Omit every picture, and retype the lines that run from the beginning of the data below through the line containing "plt.rcParams['font.family'] = ['Open", inclusive.
· · · · · · ·
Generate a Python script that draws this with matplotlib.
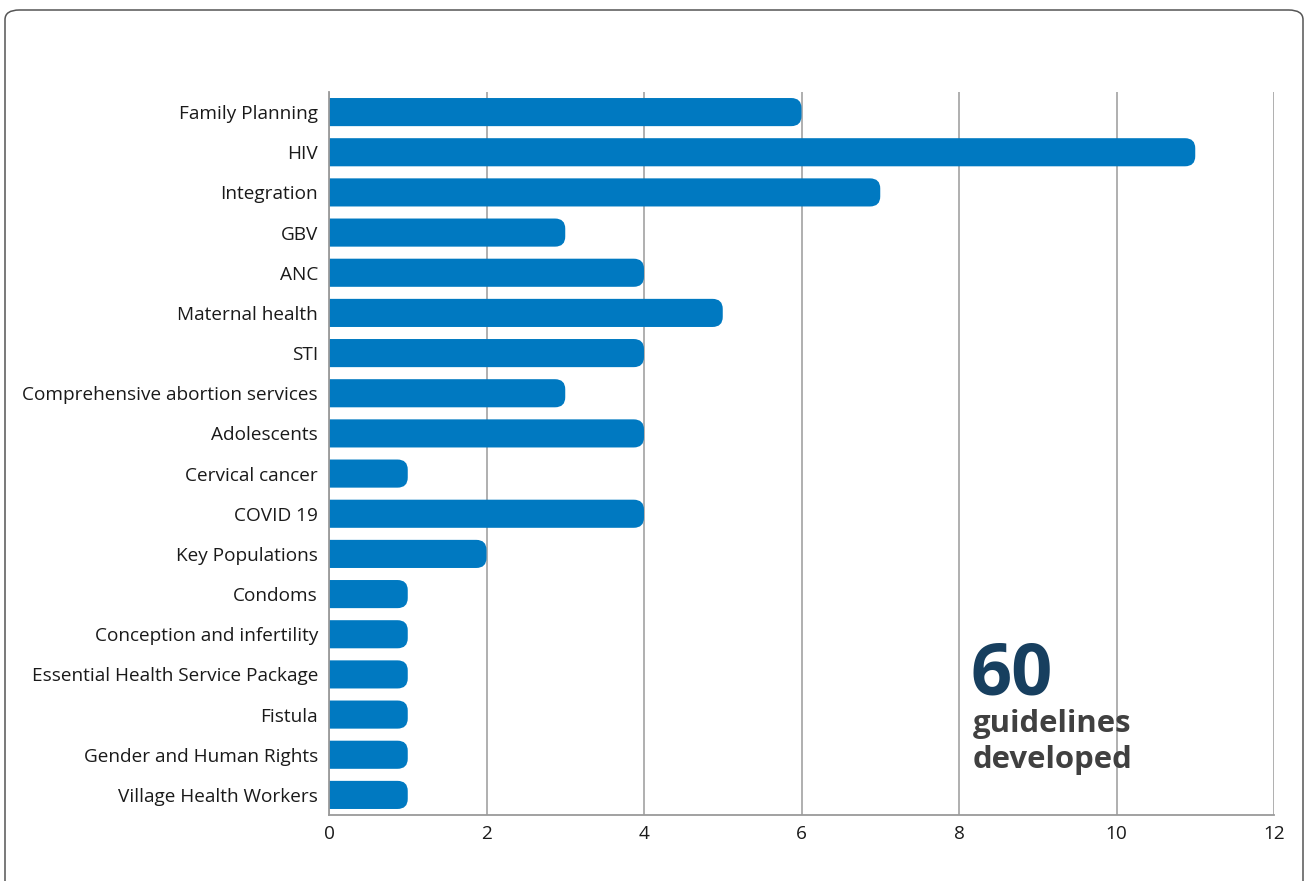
import numpy as np
import matplotlib.pyplot as plt
from matplotlib.path import Path
from matplotlib.patches import PathPatch, FancyBboxPatch

plt.rcParams['font.family'] = ['Open Sans', 'DejaVu Sans']

# Guidelines developed per topic
topics = ["Family Planning", "HIV", "Integration", "GBV", "ANC", "Maternal health",
          "STI", "Comprehensive abortion services", "Adolescents", "Cervical cancer",
          "COVID 19", "Key Populations", "Condoms", "Conception and infertility",
          "Essential Health Service Package", "Fistula", "Gender and Human Rights",
          "Village Health Workers"]
counts = [6, 11, 7, 3, 4, 5, 4, 3, 4, 1, 4, 2, 1, 1, 1, 1, 1, 1]
total = sum(counts)

bar_color = "#0079c1"
grid_color = "#9a9a9a"

fig = plt.figure(figsize=(13.07, 8.81), dpi=100)

# outer rounded frame (bottom edge runs off the figure)
frame = FancyBboxPatch((5/1307, -0.05), 1298/1307, 0.05 + (881-10)/881,
                       boxstyle="round,pad=0,rounding_size=0.011",
                       transform=fig.transFigure, fill=False,
                       edgecolor="#555555", linewidth=1.1)
fig.patches.append(frame)

ax = fig.add_axes([329/1307, (881-815)/881, (1274-329)/1307, (815-92)/881])

ypos = np.arange(len(topics))[::-1]
h = 0.7
rx, ry = 0.13, 0.25   # corner radius in data units on each axis

for y, v in zip(ypos, counts):
    y0, y1 = y - h/2, y + h/2
    verts = [(0, y0), (v - rx, y0), (v, y0), (v, y0 + ry), (v, y1 - ry),
             (v, y1), (v - rx, y1), (0, y1), (0, y0)]
    codes = [Path.MOVETO, Path.LINETO, Path.CURVE3, Path.CURVE3, Path.LINETO,
             Path.CURVE3, Path.CURVE3, Path.LINETO, Path.CLOSEPOLY]
    ax.add_patch(PathPatch(Path(verts, codes), facecolor=bar_color,
                           edgecolor="none", zorder=3))

ax.set_xlim(0, 12)
ax.set_ylim(-0.5, len(topics) - 0.5)
ax.set_xticks(range(0, 13, 2))
ax.set_yticks(ypos)
ax.set_yticklabels(topics)
ax.tick_params(axis='both', length=0, labelsize=13.7, colors="#1a1a1a")
ax.tick_params(axis='y', pad=8)
ax.tick_params(axis='x', pad=7)

ax.grid(axis='x', color=grid_color, linewidth=1.1, zorder=1)
for s in ["top", "right"]:
    ax.spines[s].set_visible(False)
for s in ["left", "bottom"]:
    ax.spines[s].set_color(grid_color)
    ax.spines[s].set_linewidth(1.3)
    ax.spines[s].set_zorder(4)

# summary callout
ax.text(8.15, 2.51, str(total), fontsize=52, fontweight='bold', color="#173f5f",
        ha='left', va='baseline', zorder=5)
ax.text(8.17, 1.57, "guidelines", fontsize=22.4, fontweight='bold', color="#404040",
        ha='left', va='baseline', zorder=5)
ax.text(8.17, 0.67, "developed", fontsize=22.4, fontweight='bold', color="#404040",
        ha='left', va='baseline', zorder=5)

fig.savefig("out.png", dpi=100)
· · · · · · ·
ANSWER IN FULL:
Generate a Python script that draws this with matplotlib.
import numpy as np
import matplotlib.pyplot as plt
from matplotlib.path import Path
from matplotlib.patches import PathPatch, FancyBboxPatch

plt.rcParams['font.family'] = ['Open Sans', 'DejaVu Sans']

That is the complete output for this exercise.